AIM OF THE TASK: Quote the records below word for word, please, from the very first line through the one that contains "const SLIP_T = 35.0;", and nothing beyond it.

= = = = = = =

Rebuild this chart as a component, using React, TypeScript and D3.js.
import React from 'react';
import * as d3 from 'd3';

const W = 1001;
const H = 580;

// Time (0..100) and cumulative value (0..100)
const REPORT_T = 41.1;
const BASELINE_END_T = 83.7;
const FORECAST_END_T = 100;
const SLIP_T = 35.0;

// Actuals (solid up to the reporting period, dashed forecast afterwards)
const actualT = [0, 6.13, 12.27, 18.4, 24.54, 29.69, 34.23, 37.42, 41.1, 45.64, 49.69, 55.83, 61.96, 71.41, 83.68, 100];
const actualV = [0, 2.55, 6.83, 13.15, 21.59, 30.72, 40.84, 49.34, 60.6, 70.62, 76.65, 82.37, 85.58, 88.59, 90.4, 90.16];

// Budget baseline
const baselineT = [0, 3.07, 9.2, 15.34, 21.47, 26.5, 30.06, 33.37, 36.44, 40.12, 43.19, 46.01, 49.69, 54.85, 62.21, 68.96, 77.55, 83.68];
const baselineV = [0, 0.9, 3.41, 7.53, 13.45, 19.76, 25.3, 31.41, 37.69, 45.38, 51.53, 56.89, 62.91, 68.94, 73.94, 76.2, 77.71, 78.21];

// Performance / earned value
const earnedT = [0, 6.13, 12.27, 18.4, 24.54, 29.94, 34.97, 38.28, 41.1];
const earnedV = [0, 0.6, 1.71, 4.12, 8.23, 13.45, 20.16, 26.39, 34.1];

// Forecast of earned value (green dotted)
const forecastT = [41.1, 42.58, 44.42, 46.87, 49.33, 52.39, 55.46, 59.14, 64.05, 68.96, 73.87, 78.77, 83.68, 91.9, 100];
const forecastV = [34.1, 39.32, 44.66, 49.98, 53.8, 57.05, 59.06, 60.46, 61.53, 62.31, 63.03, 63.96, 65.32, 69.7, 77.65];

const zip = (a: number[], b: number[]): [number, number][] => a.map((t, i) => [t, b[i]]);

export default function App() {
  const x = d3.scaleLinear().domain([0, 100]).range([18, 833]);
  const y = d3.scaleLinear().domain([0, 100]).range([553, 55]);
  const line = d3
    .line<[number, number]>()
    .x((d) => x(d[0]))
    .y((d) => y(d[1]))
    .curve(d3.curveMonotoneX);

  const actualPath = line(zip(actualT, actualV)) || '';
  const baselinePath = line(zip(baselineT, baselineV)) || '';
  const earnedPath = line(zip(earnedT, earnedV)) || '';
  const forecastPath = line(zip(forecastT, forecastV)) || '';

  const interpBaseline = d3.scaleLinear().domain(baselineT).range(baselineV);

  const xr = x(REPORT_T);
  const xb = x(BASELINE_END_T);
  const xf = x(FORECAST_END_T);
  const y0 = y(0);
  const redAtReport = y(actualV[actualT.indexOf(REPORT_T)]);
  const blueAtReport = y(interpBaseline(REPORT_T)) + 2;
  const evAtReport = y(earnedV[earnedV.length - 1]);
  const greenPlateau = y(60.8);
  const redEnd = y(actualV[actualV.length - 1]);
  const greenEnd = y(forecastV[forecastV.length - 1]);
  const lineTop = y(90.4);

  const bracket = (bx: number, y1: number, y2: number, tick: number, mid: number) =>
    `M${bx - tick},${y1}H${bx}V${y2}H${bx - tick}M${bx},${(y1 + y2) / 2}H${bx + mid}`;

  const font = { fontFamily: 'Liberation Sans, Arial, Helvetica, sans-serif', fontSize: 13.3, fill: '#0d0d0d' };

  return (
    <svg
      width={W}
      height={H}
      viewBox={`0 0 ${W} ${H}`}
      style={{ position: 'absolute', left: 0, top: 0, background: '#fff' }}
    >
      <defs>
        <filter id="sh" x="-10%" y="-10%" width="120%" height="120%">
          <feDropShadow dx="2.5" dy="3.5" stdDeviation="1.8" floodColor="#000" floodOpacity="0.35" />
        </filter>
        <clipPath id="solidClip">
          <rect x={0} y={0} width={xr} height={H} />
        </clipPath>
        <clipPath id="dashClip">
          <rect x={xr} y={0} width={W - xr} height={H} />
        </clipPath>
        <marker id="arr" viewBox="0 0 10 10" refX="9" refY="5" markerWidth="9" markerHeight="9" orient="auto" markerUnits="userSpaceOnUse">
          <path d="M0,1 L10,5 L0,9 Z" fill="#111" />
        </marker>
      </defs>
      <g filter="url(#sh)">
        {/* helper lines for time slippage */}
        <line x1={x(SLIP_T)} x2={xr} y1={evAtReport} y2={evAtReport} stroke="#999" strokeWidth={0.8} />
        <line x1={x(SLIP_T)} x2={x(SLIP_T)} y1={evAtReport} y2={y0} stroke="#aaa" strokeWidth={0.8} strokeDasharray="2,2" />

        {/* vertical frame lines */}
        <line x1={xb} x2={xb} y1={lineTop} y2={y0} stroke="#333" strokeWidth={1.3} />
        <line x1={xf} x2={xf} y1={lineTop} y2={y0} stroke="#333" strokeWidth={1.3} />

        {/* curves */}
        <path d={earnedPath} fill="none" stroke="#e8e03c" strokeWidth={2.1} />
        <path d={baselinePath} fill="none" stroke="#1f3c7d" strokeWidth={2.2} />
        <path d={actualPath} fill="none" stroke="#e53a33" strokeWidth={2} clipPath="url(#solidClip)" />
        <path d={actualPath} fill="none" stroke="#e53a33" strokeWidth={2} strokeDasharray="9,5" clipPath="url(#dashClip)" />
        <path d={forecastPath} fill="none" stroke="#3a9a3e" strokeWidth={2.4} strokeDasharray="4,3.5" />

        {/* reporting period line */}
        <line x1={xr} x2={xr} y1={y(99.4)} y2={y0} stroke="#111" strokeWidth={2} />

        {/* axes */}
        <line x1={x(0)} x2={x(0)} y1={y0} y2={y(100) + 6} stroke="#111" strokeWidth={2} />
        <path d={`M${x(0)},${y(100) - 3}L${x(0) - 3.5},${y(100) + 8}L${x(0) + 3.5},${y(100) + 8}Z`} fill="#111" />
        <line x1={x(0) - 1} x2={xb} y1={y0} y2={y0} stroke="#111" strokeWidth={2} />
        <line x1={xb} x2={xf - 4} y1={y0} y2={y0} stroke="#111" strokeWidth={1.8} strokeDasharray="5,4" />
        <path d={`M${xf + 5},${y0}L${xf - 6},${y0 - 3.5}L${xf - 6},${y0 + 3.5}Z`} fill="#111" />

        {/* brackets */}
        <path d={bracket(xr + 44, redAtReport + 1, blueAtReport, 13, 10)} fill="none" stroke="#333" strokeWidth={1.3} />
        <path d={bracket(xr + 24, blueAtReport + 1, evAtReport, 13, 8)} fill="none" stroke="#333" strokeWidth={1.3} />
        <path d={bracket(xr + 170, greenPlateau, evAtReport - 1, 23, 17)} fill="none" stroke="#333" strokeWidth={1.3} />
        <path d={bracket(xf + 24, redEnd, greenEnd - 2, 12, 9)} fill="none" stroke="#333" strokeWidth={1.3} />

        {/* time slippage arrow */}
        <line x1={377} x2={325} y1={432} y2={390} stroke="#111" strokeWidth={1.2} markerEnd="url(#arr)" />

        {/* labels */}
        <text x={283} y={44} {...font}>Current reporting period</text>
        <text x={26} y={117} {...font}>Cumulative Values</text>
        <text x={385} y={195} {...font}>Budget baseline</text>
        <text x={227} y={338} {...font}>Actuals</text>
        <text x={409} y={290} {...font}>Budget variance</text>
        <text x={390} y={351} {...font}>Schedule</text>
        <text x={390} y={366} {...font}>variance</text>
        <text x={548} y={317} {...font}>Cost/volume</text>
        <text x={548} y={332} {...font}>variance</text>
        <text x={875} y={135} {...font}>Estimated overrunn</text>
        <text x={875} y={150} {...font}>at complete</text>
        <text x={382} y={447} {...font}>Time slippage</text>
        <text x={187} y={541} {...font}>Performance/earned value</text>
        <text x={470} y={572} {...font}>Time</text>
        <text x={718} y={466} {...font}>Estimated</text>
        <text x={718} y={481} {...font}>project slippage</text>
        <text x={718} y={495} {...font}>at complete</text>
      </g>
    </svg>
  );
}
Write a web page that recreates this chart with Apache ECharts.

= = = = = = =

RESPONSE:
Rebuild this chart as a component, using React, TypeScript and D3.js.
import React from 'react';
import * as d3 from 'd3';

const W = 1001;
const H = 580;

// Time (0..100) and cumulative value (0..100)
const REPORT_T = 41.1;
const BASELINE_END_T = 83.7;
const FORECAST_END_T = 100;
const SLIP_T = 35.0;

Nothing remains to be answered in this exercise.